Yes, I grant the privileged access we have to knowing that phenomenal concepts are satisfied. (Does this rise to certainty? I don’t know – probably.) But, I don’t see how it at all follows from this that we are in an especially good position to know the essences of phenomenal kinds on a priori grounds.

“Denying (i) the ideal conceivability of zombies, or (ii) the move from their ideal conceivability to their 1-possibility is disagreement with Chalmers only if this is not done via the adoption of Russellian monism.” This is true. I take the zombie argument to be an argument primarily for dualism, though, with the Russellian monism thing added on as more of a caveat. Maybe I shouldn’t. Regardless, my point here is to defend physicalism (in whatever form) by running the argument backwards and showing that we have reason to deny either (i) or (ii) without this being an ad hoc strong necessity.
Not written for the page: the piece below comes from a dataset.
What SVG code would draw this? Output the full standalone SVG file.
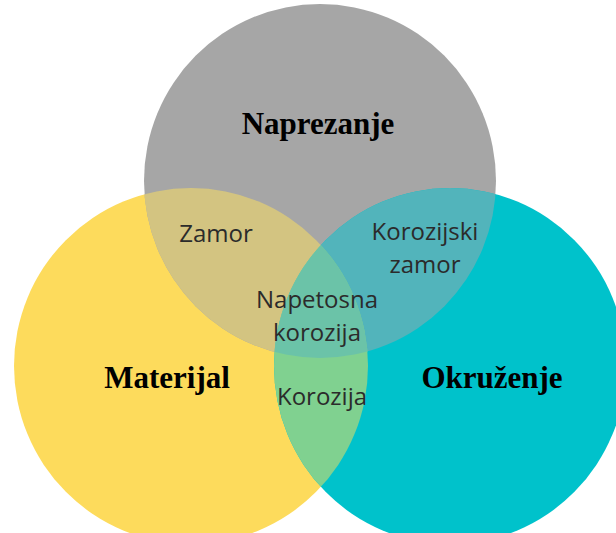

“What is the argument that the reasons to deny (i) and (ii) are stronger than the reasons to accept them?” Well, this hinges on whether we have independent reasons for taking the relationship between P and Q to be metaphysically necessary. This is critical, of course, and it’s addressed in the discussion with Mark, above. So, I think there are empirical reasons to think the relationship is one of realization (understand as metaphysical necessitation), and then I run the zombie argument backwards to explain why this isn’t an unexpected or ad hoc exception to the general connection between conceivability and possibility.

 

Bence:

Yeah, I’m not a fan of a priori input that is specific to the kind in question (as opposed to contributing general logical/metaphysical input that is domain-neutral), unless we are talking about math or logic (or maybe ethics). Also, I mainly had ethics in mind (in footnote 15), when I mentioned normative kinds that are within the domain of the a priori. I should maybe just avoid bringing this up. Ha. You very well might be right about the relevance of empirical input to epistemic or moral justification, say.

 

Thank you all for the very helpful comments!